When I heard this, I wondered whether it was cultural or whether language fluency also played a part as well. But as a Japanese, I suppose we do tend not to be as direct as we could be in many situations. At any rate, I feel it's important that people in the relationship understand how to balance opinions and communication.
Housework is a man's chore VS Doing household work together
Household chores can be another source of tension, especially if roles and expectations haven't clearly been assigned. So how does our couple share daily work?
“I often work late and come back late. Even though I don't have heaps of time at home, my girlfriend makes me do a lot of housework. Of course, because we live together, I feel it's natural to share our household chores, but sometimes I feel a bit put off. Sometimes I feel that as my girlfriend has more free time than me, that it would be great for her to give housework a little more of her time too.” (Hiroshi / Male Japanese / 30 / Office worker)
“As I started cleaning our apartment, laundry and so on, my boyfriend helps me with the housework. One thing I don't understand is, Japanese men take no initiative and seem to have a role already established in their mind. In this way, a man and a woman can get a little annoyed with each other. When I don't like feeling that just because I'm a woman, I'm washing dishes and doing everything.” (Ji-yeon / Korean female / 30 / Office worker)
As times have changed, it's much more common for men and women to share chores and other work around the home.
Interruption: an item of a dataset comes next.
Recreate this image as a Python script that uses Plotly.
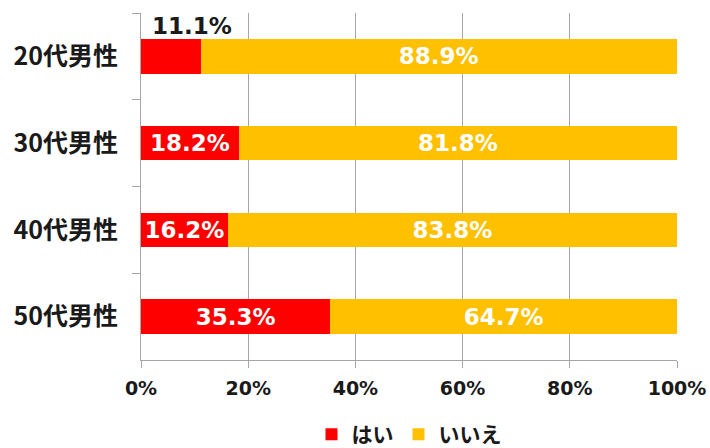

I cannot say that we live in a world in which men and women are treated equally though. Even if a single-income family, it's important to share duties around the home and discuss what expectations are.
So far, we have heard how a Korean woman and Japanese man have lived together. Even families living together don't know each other's ideas, and sometimes there are disputes and disagreements. It must be challenging for two people from different countries, environments and cultures to meet and live together in the same house. Perhaps love becomes stronger if we could learn each other's strengths and consider each other's differences?